News organizations are demanding an explanation Saturday for an Israeli airstrike that targeted and destroyed a Gaza City building housing the offices of The Associated Press, broadcaster Al-Jazeera and other media outlets.

News organizations demanded an explanation Saturday for an Israeli airstrike that targeted and destroyed a Gaza City building housing the offices of The Associated Press, broadcaster Al-Jazeera and other media outlets.

AP journalists and other tenants were safely evacuated from the 12-story al-Jalaa tower after the Israeli military warned of an imminent strike. 

Three heavy missiles hit the building within the hour, disrupting coverage of the ongoing conflict between militant group Hamas and Israel.

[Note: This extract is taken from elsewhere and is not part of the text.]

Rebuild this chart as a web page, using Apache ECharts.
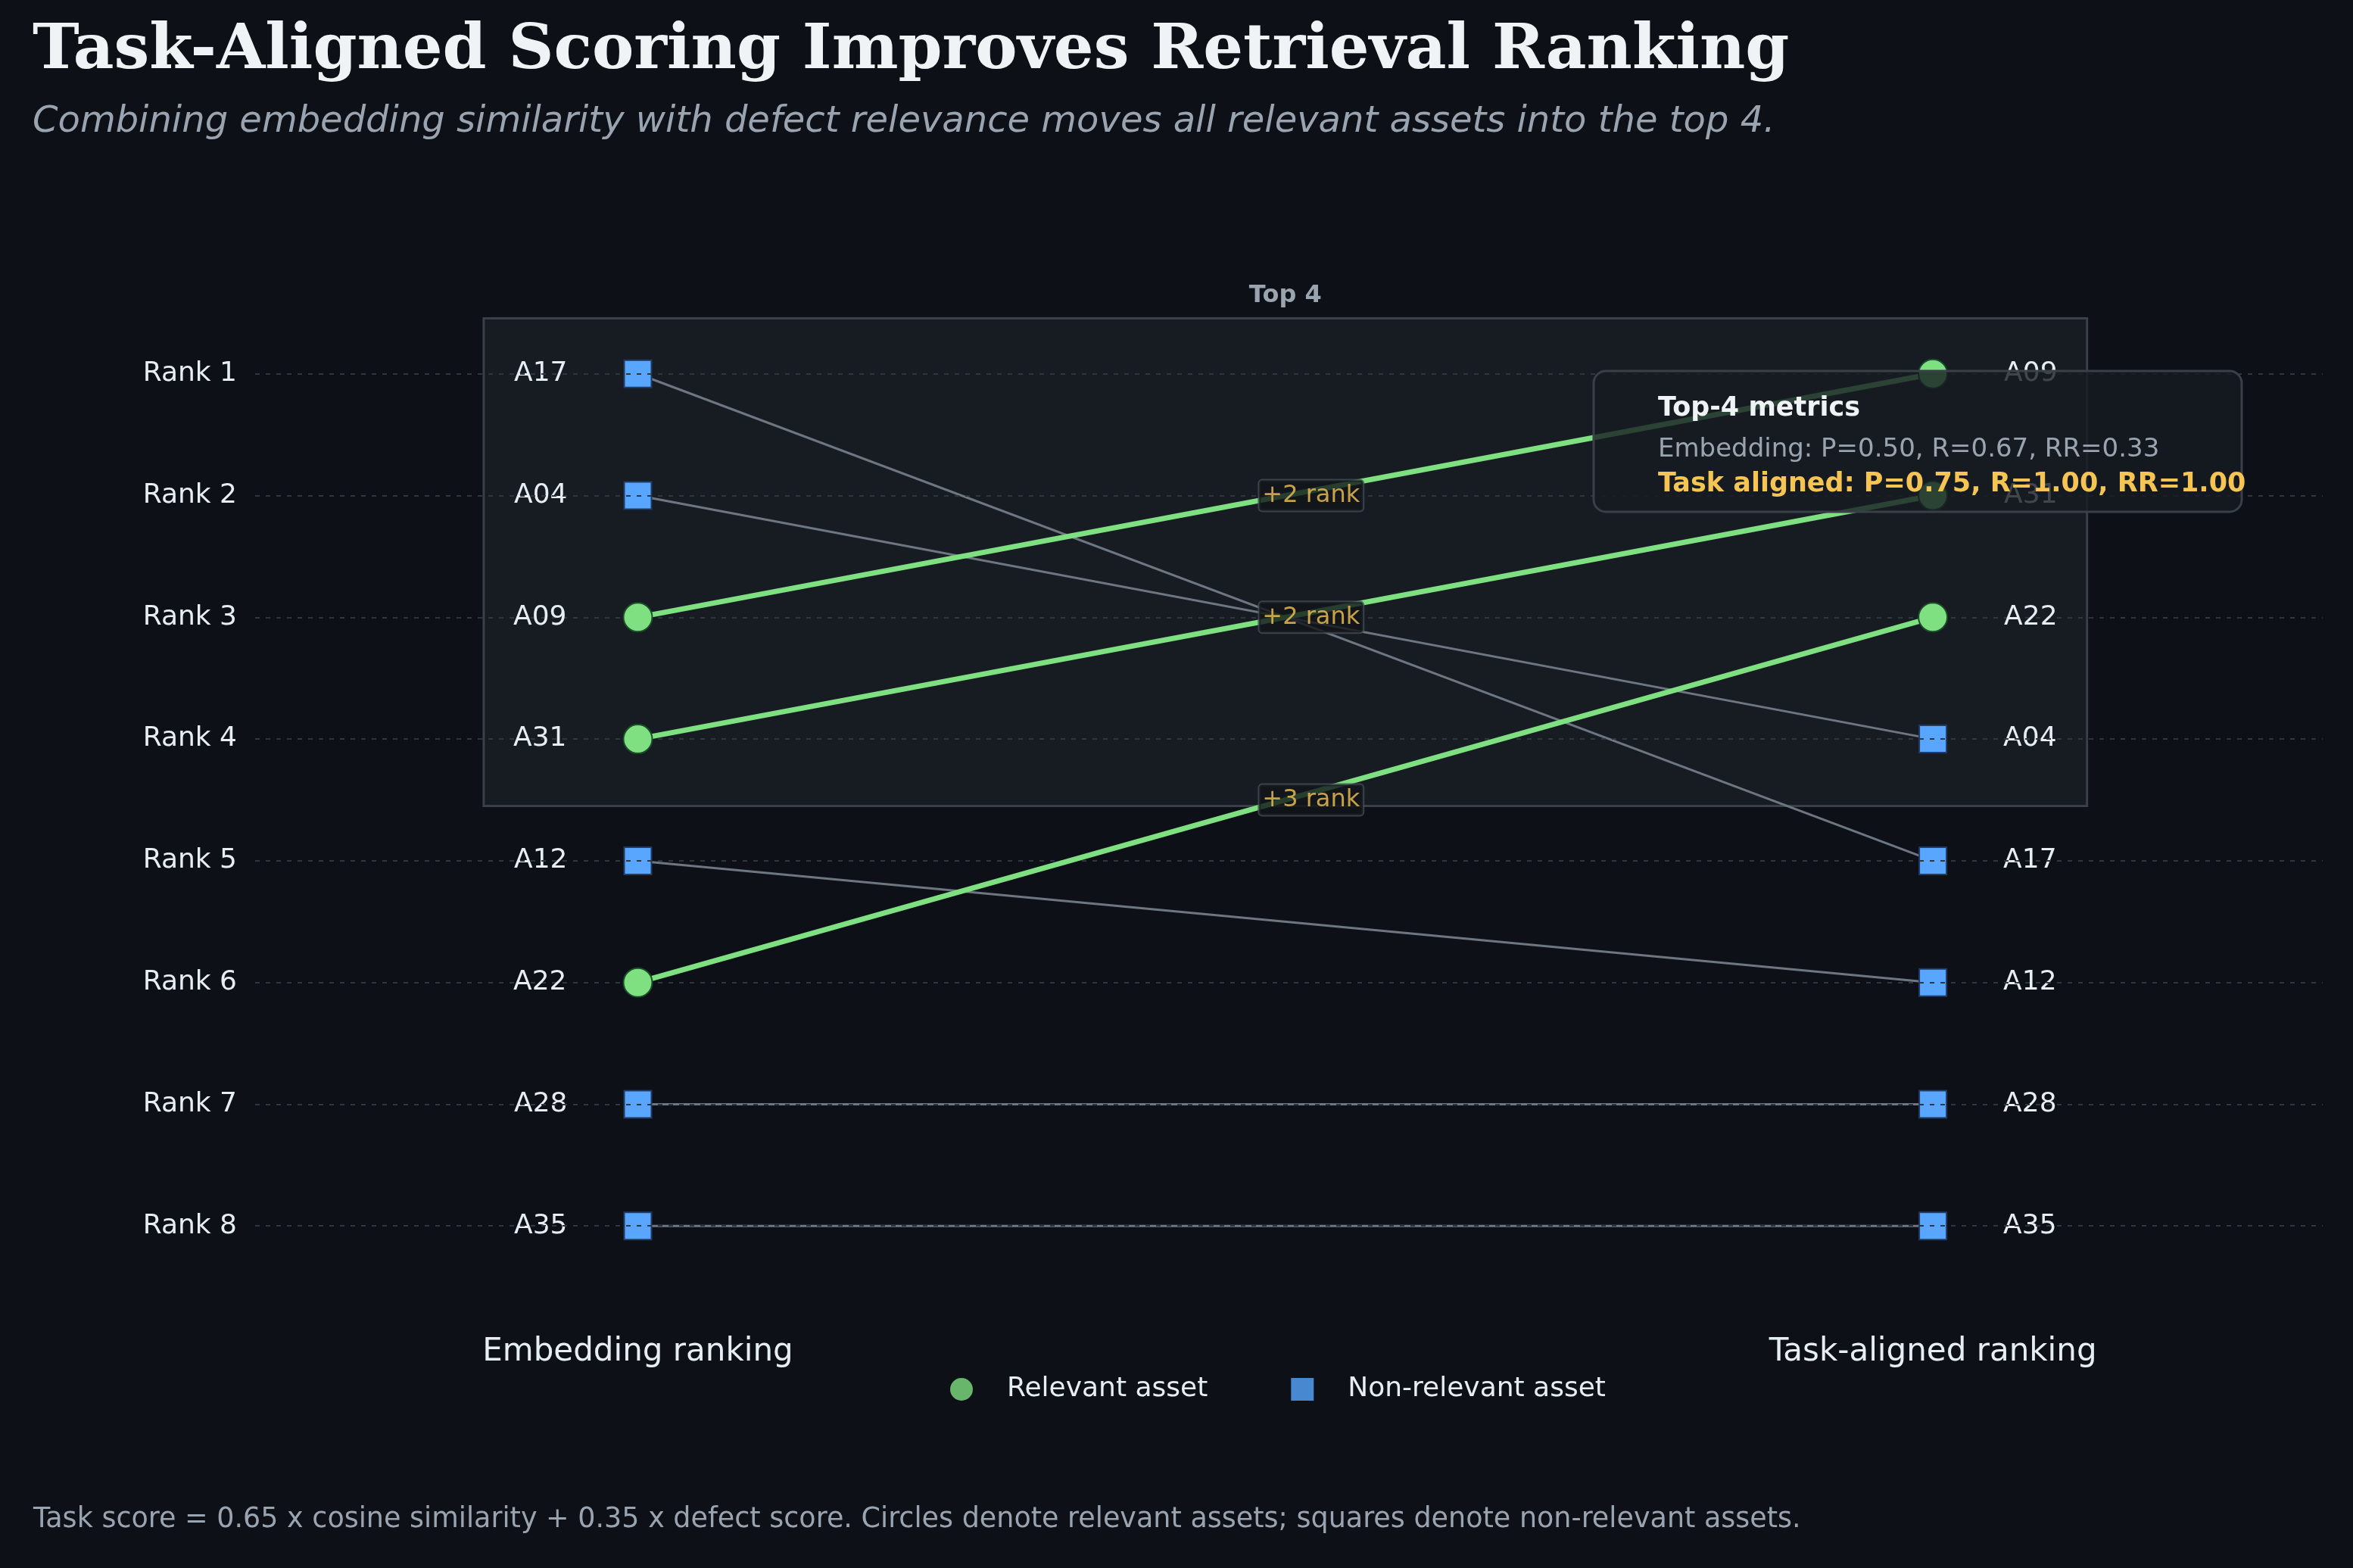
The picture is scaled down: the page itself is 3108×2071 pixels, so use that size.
<!DOCTYPE html>
<html><head><meta charset="utf-8">
<script src="https://cdn.jsdelivr.net/npm/echarts@6/dist/echarts.min.js"></script>
<style>html,body{margin:0;padding:0;background:#0d1117}#c{width:3108px;height:2071px}</style>
</head><body><div id="c"></div>
<script>
const rankLabels = ['Rank 1','Rank 2','Rank 3','Rank 4','Rank 5','Rank 6','Rank 7','Rank 8'];
const embeddingOrder = ['A17','A04','A09','A31','A12','A22','A28','A35'];
const taskOrder = ['A09','A31','A22','A04','A17','A12','A28','A35'];
const relevantAssets = ['A09','A31','A22'];
const columnTitles = ['Embedding ranking','Task-aligned ranking'];
const metricsLines = ['Top-4 metrics','Embedding: P=0.50, R=0.67, RR=0.33','Task aligned: P=0.75, R=1.00, RR=1.00'];

const GREEN='#7ee081', BLUE='#58a6ff', GRAY='#6e7681', BG='#0d1117', YEL='#f5c453';
const chart = echarts.init(document.getElementById('c'));
const series = [];
// grid lines & top-4 box
series.push({type:'line',data:[],silent:true,z:0,
  markLine:{silent:true,symbol:'none',label:{show:false},lineStyle:{color:'#30363d',type:[6,8],width:2},
    data:rankLabels.map((_,i)=>({yAxis:i+1}))},
  markArea:{silent:true,itemStyle:{color:'rgba(30,35,42,0.6)',borderColor:'#3a4048',borderWidth:3,borderRadius:10},
    label:{show:true,position:'top',formatter:'Top 4',color:'#9aa4b0',fontSize:32,fontWeight:'bold',fontFamily:'DejaVu Sans',distance:12},
    data:[[{xAxis:-0.119,yAxis:0.544},{xAxis:1.119,yAxis:4.55}]]}});
embeddingOrder.forEach((a,i)=>{
  const r1=i+1, r2=taskOrder.indexOf(a)+1, rel=relevantAssets.includes(a);
  const sym = rel?'circle':'rect';
  const col = rel?GREEN:BLUE;
  series.push({type:'line', name:a, z:rel?5:3,
    lineStyle:{color:rel?GREEN:GRAY,width:rel?7:3},
    symbol:sym, symbolSize:rel?38:36,
    itemStyle:{color:col,borderColor:rel?'#1b4d2a':'#1f3b66',borderWidth:2},
    label:{show:true,formatter:a,color:'#e6edf3',fontSize:36,fontFamily:'DejaVu Sans',distance:74},
    data:[{value:[0,r1],label:{position:'left'}},{value:[1,r2],label:{position:'right'}}],
    silent:true});
  if(rel && r1!==r2){
    series.push({type:'scatter',symbolSize:0,z:10,silent:true,
      data:[[0.5,(r1+r2)/2]],
      label:{show:true,position:'inside',offset:[34,0],formatter:(r1-r2>0?'+':'')+(r1-r2)+' rank',color:YEL,fontSize:32,
        fontFamily:'DejaVu Sans',backgroundColor:'#111418',borderColor:'#444c56',borderWidth:2,padding:[4,4],borderRadius:4}});
  }
});
series.push({type:'scatter',name:'Relevant asset',data:[],itemStyle:{color:GREEN}});
series.push({type:'scatter',name:'Non-relevant asset',data:[],itemStyle:{color:BLUE}});

chart.setOption({
  backgroundColor:BG, animation:false,
  title:{text:'Task-Aligned Scoring Improves Retrieval Ranking',
    subtext:'Combining embedding similarity with defect relevance moves all relevant assets into the top 4.',
    left:38,top:22,itemGap:28,
    textStyle:{color:'#f0f3f6',fontSize:83,fontWeight:'bold',fontFamily:'DejaVu Serif'},
    subtextStyle:{color:'#9aa4b0',fontSize:48,fontStyle:'italic',fontFamily:'DejaVu Sans'}},
  grid:{left:337,right:40,top:333,bottom:291},
  xAxis:{type:'value',min:-0.2955,max:1.301,show:false},
  yAxis:{type:'value',min:0,max:9,interval:1,inverse:true,splitLine:{show:false},axisLine:{show:false},axisTick:{show:false},
    axisLabel:{formatter:v=>(v>=1&&v<=8)?rankLabels[v-1]:'',color:'#e6edf3',fontSize:36,fontFamily:'DejaVu Sans',margin:24}},
  legend:{data:[{name:'Relevant asset',icon:'circle'},{name:'Non-relevant asset',icon:'rect'}],
    left:1250,top:1812,itemWidth:30,itemHeight:30,itemGap:110,
    textStyle:{color:'#e6edf3',fontSize:36,fontFamily:'DejaVu Sans',padding:[0,0,0,40]}},
  series
});
const p0=chart.convertToPixel({gridIndex:0},[0,1]), p1=chart.convertToPixel({gridIndex:0},[1,1]);
const tstyle={fill:'#e6edf3',fontSize:42,fontFamily:'DejaVu Sans',textAlign:'center',textVerticalAlign:'middle'};
chart.setOption({graphic:[
  {type:'text',style:Object.assign({text:columnTitles[0],x:p0[0],y:1786},tstyle)},
  {type:'text',style:Object.assign({text:columnTitles[1],x:p1[0],y:1786},tstyle)},
  {type:'rect',shape:{x:2105,y:490,width:856,height:186,r:16},style:{fill:'rgba(22,27,34,0.8)',stroke:'#3a4048',lineWidth:3},z:20},
  {type:'text',z:21,style:{text:metricsLines[0],x:2190,y:540,fill:'#f0f3f6',fontSize:35,fontWeight:'bold',fontFamily:'DejaVu Sans',textVerticalAlign:'middle'}},
  {type:'text',z:21,style:{text:metricsLines[1],x:2190,y:594,fill:'#9aa4b0',fontSize:34,fontFamily:'DejaVu Sans',textVerticalAlign:'middle'}},
  {type:'text',z:21,style:{text:metricsLines[2],x:2190,y:640,fill:YEL,fontSize:35,fontWeight:'bold',fontFamily:'DejaVu Sans',textVerticalAlign:'middle'}},
  {type:'text',style:{text:'Task score = 0.65 x cosine similarity + 0.35 x defect score. Circles denote relevant assets; squares denote non-relevant assets.',
    x:44,y:2008,fill:'#9aa4b0',fontSize:36.5,fontFamily:'DejaVu Sans',textVerticalAlign:'middle'}}
]});
</script></body></html>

At least 145 people in Gaza and eight in Israel have been killed since the fighting erupted on Monday night.

“The world will know less about what is happening in Gaza because of what happened today,” AP President and CEO Gary Pruitt said. 

He said the American news agency was seeking information from the Israeli government and engaging with the U.S. State Department to learn more.

Mostefa Souag, acting director-general of Al Jazeera Media Network, called the strike a “war crime” and a “clear act” to stop journalists from reporting on the conflict. Kuwait state television also had office space in the now-collapsed Gaza City building.

“The targeting of news organizations is completely unacceptable, even during an armed conflict. It represents a gross violation of human rights and internationally agreed norms,” Barbara Trionfi, the executive director of the International Press Institute, said.

 

In a standard Israeli response, the military said that Hamas was operating inside the building, and it accused the militant group of using journalists as human shields. But it provided no evidence to back up the claims.

Israeli military spokesman Lt. Col. Jonathan Conricus claimed that Hamas used the building for a military intelligence office and weapons development. 

He said “a highly advanced technological tool” that the militant group used in the fighting was “within or on the building.”

But Conricus said he could not provide evidence to back up the claims without “compromising” intelligence efforts. He added, however: “I think it’s a legitimate request to see more information, and I will try to provide it.”

Some press freedom advocates said the strike raised suspicions that Israel was trying to hinder coverage of the conflict. 

The New York-based Committee to Protect Journalists demanded Israel “provide a detailed and documented justification” for the strike.

“This latest attack on a building long known by Israel to house international media raises the specter that the Israel Defense Forces is deliberately targeting media facilities in order to disrupt coverage of the human suffering in Gaza,” the group’s executive director, Joel Simon, said in a statement.

The bombing followed media consternation over an Israeli military statement that prompted some news organizations, including The Wall Street Journal, to erroneously report early Friday that Israel had launched a ground invasion of Gaza.

Israeli military commentators said the media had been used in a ruse to lure Hamas militants into a deadly trap. Conricus denied that the military engaged in a deliberate deception when it tweeted falsely Friday that ground forces were engaging in Gaza, calling it “an honest mistake.”

The AP, based on its analysis of the army’s statement, phone calls to military officials and on the ground reporting in Gaza, concluded there was no ground incursion and did not report there was one.

 

The strike on a building known to have the offices of international media outlets came as a shock to reporters who had felt relatively protected there.

 

“Now, one can understand the feeling of the people whose homes have been destroyed by such kind of air attacks,” Al-Jazeera producer Safwat al-Kahlout, who was at the bureau in Gaza when the evacuation warning came, told the broadcaster Saturday. “It’s really difficult to wake up one day and then you realize that your office is not there with all the career experiences, memories that you’ve had.”

 

For 15 years, AP’s top floor offices and roof terrace on the now-destroyed building had provided a prime location for covering fighting in Gaza. The news agency’s camera offered 24-hour live shots this week as Hamas rockets arched toward Israel and Israeli airstrikes hammered the city.

 

Just a day before the bombing, AP correspondent Fares Akram wrote in a personal story that the AP office was the only place in Gaza were he felt “somewhat safe.”

 

“The Israeli military has the coordinates of the high-rise, so it’s less likely a bomb will bring it crashing down,” Akram wrote.

 

The next day, Akram tweeted about running from the building and watching its destruction from afar.

 

PEN America, an organization promoting literature and freedom of speech, said Saturday that the only reason the world knows about the ongoing fighting between Gaza’s Hamas rulers and Israel is due to the “tireless, indefatigable work of journalists, risking their lives to inform the world.”

“The resulting destruction will hobble the ability of professional journalists to do their work documenting a fraught, complex conflict at a critical time,” the organization said.